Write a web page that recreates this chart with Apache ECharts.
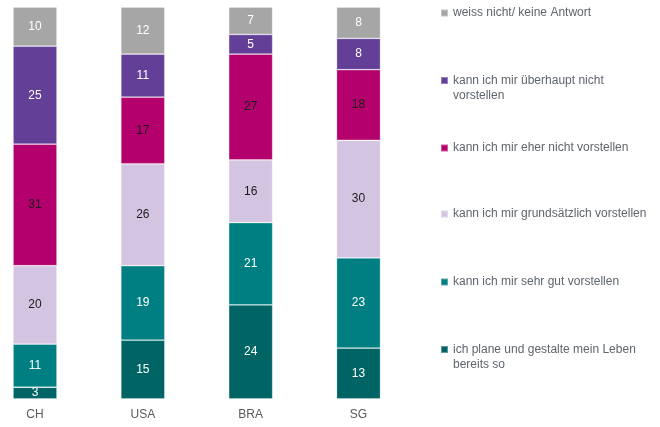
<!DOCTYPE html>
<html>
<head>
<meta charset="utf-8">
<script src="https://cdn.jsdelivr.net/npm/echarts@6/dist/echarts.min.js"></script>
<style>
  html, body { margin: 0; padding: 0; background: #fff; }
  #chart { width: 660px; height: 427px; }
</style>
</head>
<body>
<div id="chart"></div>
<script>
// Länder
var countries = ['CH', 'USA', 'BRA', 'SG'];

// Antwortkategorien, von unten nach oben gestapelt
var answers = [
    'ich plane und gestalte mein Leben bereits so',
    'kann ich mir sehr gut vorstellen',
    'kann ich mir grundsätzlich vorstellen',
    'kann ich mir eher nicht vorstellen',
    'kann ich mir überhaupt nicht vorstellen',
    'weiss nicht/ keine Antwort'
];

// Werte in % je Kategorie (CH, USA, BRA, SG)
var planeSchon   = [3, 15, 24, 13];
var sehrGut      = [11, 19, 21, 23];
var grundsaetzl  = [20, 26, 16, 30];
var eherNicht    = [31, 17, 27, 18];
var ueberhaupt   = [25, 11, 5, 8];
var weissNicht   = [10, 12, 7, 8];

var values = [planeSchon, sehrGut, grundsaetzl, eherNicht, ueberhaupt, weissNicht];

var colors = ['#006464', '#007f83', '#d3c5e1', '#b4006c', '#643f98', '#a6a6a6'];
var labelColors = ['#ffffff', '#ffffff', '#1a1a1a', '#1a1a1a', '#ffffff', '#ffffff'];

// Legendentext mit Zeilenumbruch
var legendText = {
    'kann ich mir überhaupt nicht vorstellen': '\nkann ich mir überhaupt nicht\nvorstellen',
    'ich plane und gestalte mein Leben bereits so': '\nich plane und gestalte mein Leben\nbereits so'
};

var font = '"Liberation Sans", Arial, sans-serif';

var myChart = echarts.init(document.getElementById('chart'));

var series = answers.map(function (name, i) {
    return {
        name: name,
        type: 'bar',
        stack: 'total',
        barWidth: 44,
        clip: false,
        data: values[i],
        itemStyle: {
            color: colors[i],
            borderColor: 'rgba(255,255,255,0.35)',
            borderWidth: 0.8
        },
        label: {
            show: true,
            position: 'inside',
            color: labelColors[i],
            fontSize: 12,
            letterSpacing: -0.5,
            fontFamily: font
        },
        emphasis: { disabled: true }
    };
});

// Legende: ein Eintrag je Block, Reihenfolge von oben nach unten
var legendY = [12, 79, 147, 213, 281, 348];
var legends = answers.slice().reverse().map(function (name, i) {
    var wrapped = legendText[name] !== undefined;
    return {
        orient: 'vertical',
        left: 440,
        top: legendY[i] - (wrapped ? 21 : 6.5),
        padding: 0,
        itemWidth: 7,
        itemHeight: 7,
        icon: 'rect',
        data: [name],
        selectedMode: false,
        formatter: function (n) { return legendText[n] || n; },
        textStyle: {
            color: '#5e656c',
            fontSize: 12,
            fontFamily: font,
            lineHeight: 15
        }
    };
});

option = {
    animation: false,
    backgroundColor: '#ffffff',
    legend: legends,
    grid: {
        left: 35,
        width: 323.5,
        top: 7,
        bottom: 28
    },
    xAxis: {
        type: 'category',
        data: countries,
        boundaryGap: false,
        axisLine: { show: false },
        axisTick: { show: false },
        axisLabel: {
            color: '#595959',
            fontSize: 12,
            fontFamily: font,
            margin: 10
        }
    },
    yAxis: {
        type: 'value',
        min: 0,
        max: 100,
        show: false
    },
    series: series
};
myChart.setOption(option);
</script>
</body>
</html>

======

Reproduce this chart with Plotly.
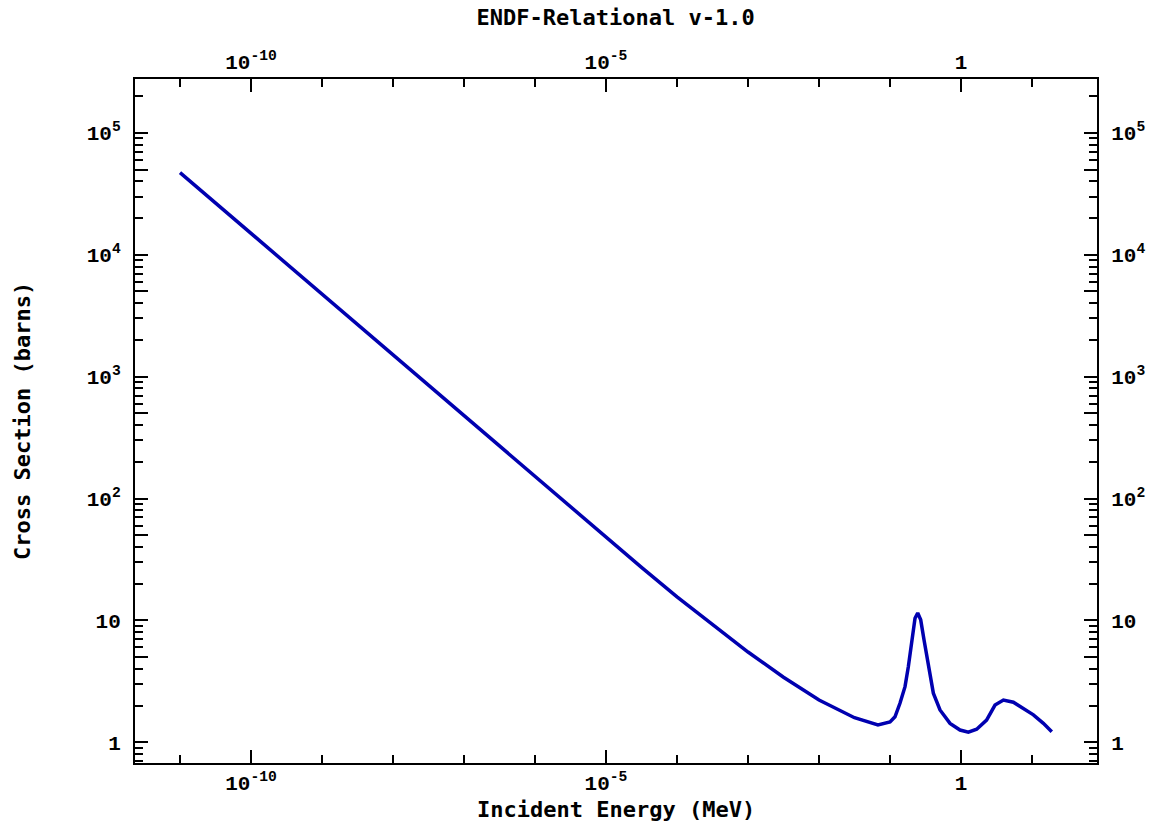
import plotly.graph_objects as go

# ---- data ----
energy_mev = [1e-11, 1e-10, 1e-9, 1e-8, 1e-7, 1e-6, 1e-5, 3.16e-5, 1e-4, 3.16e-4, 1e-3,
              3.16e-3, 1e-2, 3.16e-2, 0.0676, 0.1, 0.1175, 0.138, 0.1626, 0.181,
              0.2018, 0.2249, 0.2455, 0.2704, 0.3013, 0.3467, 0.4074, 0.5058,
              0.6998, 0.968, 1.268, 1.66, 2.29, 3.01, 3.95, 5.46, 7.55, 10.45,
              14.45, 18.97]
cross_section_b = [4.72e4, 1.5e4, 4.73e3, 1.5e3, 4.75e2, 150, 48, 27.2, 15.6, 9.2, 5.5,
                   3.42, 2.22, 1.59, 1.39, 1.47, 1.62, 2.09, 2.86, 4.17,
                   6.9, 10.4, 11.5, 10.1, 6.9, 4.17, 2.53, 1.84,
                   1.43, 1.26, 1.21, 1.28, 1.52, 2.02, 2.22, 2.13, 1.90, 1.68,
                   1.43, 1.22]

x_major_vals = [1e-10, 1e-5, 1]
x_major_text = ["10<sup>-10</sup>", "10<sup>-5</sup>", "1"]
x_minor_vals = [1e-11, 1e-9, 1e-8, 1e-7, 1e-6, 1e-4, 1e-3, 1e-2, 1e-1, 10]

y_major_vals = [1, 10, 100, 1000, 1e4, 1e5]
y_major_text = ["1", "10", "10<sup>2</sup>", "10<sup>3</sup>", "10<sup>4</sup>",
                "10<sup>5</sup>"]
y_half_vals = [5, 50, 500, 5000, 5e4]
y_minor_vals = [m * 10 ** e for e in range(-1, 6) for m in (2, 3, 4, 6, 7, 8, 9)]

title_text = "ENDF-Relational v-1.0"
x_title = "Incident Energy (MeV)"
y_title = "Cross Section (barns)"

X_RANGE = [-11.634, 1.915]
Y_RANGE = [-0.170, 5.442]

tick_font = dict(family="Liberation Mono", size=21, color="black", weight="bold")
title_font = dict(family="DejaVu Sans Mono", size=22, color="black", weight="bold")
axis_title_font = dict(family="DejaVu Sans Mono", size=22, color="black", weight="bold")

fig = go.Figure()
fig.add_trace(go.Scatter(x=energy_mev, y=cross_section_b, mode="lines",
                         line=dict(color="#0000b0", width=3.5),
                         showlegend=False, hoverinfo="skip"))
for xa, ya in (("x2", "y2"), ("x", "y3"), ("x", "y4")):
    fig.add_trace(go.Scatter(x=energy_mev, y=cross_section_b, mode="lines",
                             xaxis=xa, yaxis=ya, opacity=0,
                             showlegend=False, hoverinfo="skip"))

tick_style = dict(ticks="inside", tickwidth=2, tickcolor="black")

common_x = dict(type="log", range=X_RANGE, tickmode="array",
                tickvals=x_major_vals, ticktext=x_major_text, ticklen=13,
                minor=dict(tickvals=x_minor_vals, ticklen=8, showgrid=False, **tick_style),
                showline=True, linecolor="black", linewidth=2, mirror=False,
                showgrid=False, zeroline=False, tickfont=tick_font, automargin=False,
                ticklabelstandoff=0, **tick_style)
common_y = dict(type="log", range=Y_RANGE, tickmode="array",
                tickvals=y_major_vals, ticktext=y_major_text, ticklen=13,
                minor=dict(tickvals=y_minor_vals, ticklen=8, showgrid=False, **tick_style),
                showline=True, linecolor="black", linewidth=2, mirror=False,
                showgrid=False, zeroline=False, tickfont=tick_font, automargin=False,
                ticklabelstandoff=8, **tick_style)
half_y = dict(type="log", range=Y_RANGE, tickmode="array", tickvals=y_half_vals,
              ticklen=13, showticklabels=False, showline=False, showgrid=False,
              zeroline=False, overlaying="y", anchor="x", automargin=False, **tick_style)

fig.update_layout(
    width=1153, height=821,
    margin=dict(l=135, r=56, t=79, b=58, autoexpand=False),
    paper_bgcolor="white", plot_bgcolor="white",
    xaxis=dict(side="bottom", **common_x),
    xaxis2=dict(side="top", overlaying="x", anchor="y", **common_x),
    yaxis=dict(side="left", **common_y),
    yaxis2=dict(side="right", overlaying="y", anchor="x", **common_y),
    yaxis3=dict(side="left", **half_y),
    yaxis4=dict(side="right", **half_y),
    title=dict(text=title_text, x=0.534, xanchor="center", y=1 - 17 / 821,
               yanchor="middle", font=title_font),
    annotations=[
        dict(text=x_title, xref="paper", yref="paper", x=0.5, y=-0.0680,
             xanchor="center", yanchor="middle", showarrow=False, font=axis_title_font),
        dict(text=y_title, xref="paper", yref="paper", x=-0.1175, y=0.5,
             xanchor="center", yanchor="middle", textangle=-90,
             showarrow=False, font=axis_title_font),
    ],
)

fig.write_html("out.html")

======

-- Task objective --
Retype, word for word, only the lines from the one containing "Reproduce this chart with Plotly." through the one containing "import plotly.graph_objects as go", both included, and leave out any pictures.

-- Result below --
Reproduce this chart with Plotly.
import plotly.graph_objects as go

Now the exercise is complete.